SEMPURNAKAN HIDUP DENGAN SYUKUR YANG TAK MEREDUP

Syukur adalah bentuk pengakuan tertinggi atas segala nikmat yang telah Allah SWT anugerahkan kepada kita. Syukur bukan sekadar ucapan “Alhamdulillah”, tetapi merupakan sikap hidup yang mencerminkan kesadaran, kerendahan hati, dan kecerdasan spiritual. Orang yang bersyukur akan tahu diri, tidak sombong, tidak lalai, dan selalu merasa cukup.

Islam menempatkan syukur sebagai kunci kebahagiaan dunia dan akhirat. “Dan (ingatlah) tatkala Tuhanmu memaklumkan, ‘Sesungguhnya jika kamu bersyukur, niscaya Aku akan menambah (nikmat) kepadamu, tetapi jika kamu mengingkari (nikmat-Ku), sesungguhnya azab-Ku benar-benar sangat keras.” (QS. Ibrahim: 07).

Ayat tersebut menegaskan bahwa syukur bukan hanya pengakuan, melainkan juga jalan untuk mendapatkan tambahan nikmat. Bersyukur dapat meluaskan pandangan, memperhalus perasaan, dan memperkokoh keimanan.

Rasulullah SAW, memberikan panduan dalam bersyukur. “Lihatlah kepada orang yang berada di bawah kalian dan jangan melihat kepada orang yang berada di atas kalian. Itu lebih pantas agar kalian tidak meremehkan nikmat Allah atas kalian.” (HR. Muslim).

Hadis di atas telah mengajarkan kita tentang cara bersyukur yang praktis dan psikologis, agar tidak iri, tidak gelisah, dan selalu merasa cukup.

Dalam ilmu psikologi modern, terutama dalam bidang psikologi positif, syukur terbukti mampu meningkatkan kualitas hidup seseorang. Dr. Robert Emmons, seorang pakar syukur dari University of California, menemukan bahwa orang yang secara konsisten mencatat tiga hal yang mereka syukuri setiap hari selama 21 hari menunjukkan peningkatan signifikan dalam kebahagiaan dan kepuasan hidup.

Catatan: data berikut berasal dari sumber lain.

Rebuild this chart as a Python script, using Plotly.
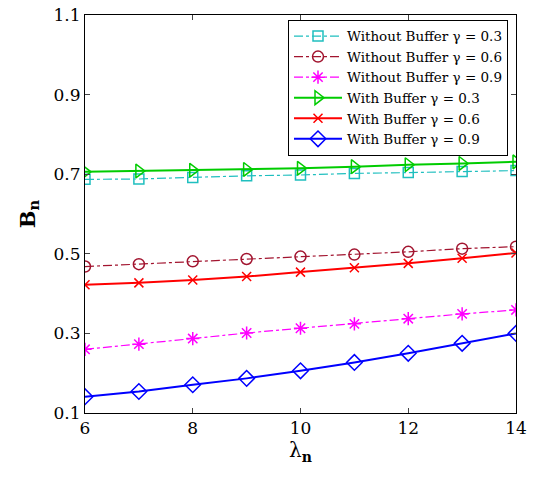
import plotly.graph_objects as go

lam = [6, 7, 8, 9, 10, 11, 12, 13, 14]
wo_03 = [0.687, 0.688, 0.692, 0.696, 0.698, 0.702, 0.704, 0.707, 0.709]
wo_06 = [0.468, 0.474, 0.481, 0.487, 0.493, 0.498, 0.505, 0.513, 0.518]
wo_09 = [0.260, 0.273, 0.287, 0.301, 0.313, 0.324, 0.337, 0.349, 0.359]
w_03 = [0.706, 0.708, 0.710, 0.712, 0.715, 0.719, 0.724, 0.727, 0.731]
w_06 = [0.422, 0.427, 0.434, 0.443, 0.454, 0.465, 0.476, 0.489, 0.502]
w_09 = [0.141, 0.154, 0.171, 0.187, 0.206, 0.227, 0.250, 0.275, 0.300]

names = ["Without Buffer γ = 0.3", "Without Buffer γ = 0.6", "Without Buffer γ = 0.9",
         "With Buffer γ = 0.3", "With Buffer γ = 0.6", "With Buffer γ = 0.9"]
series = [wo_03, wo_06, wo_09, w_03, w_06, w_09]
colors = ["#1fbfbf", "#a2142f", "#ff00ff", "#00cc00", "#ff0000", "#0000ff"]
symbols = ["square-open", "circle-open", "asterisk-open", "triangle-right-open", "x-thin-open", "diamond-open"]
dashes = ["dashdot", "dashdot", "dashdot", "solid", "solid", "solid"]
widths = [1.2, 1.2, 1.2, 2, 2, 2]
sizes = [10, 11, 11, 12, 9, 12]

fig = go.Figure()
for n, s, c, sym, d, w, ms in zip(names, series, colors, symbols, dashes, widths, sizes):
    fig.add_trace(go.Scatter(
        x=lam, y=s, name=n, mode="lines+markers",
        line=dict(color=c, dash=d, width=w),
        marker=dict(symbol=sym, size=ms, color=c, line=dict(color=c, width=1.5)),
    ))

font = "DejaVu Serif"
fig.update_layout(
    width=537, height=480,
    margin=dict(l=85, r=21, t=15, b=67, autoexpand=False),
    paper_bgcolor="white", plot_bgcolor="white",
    font=dict(family=font, size=17, color="black"),
    showlegend=True,
    legend=dict(x=0.471, y=0.988, xanchor="left", yanchor="top",
                bgcolor="white", bordercolor="black", borderwidth=1,
                font=dict(family=font, size=13.5), tracegroupgap=0, itemwidth=48),
    xaxis=dict(range=[6, 14], tickvals=[6, 8, 10, 12, 14], ticks="inside", ticklen=5,
               showline=True, linecolor="black", linewidth=1, mirror="ticks",
               showgrid=False, zeroline=False, automargin=False,
               tickfont=dict(family=font, size=17),
               title=dict(text="λ<sub><b>n</b></sub>", font=dict(family=font, size=20), standoff=5)),
    yaxis=dict(range=[0.1, 1.1], tickvals=[0.1, 0.3, 0.5, 0.7, 0.9, 1.1],
               ticktext=["0.1", "0.3", "0.5", "0.7", "0.9", "1.1"],
               ticks="inside", ticklen=5,
               showline=True, linecolor="black", linewidth=1, mirror="ticks",
               showgrid=False, zeroline=False, automargin=False,
               tickfont=dict(family=font, size=17),
               title=dict(text="<b>B<sub>n</sub></b>", font=dict(family=font, size=21), standoff=12)),
)
fig.write_html("out.html")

Termasuk, menulis jurnal syukur adalah salah satu media sederhana tapi sangat efektif untuk melatih rasa syukur setiap hari. Cukup dengan mencatat 3 halaman yang membuat kita bersyukur hari itu, kita sedang melatih mata hati untuk melihat nikmat, bukan kekurangan.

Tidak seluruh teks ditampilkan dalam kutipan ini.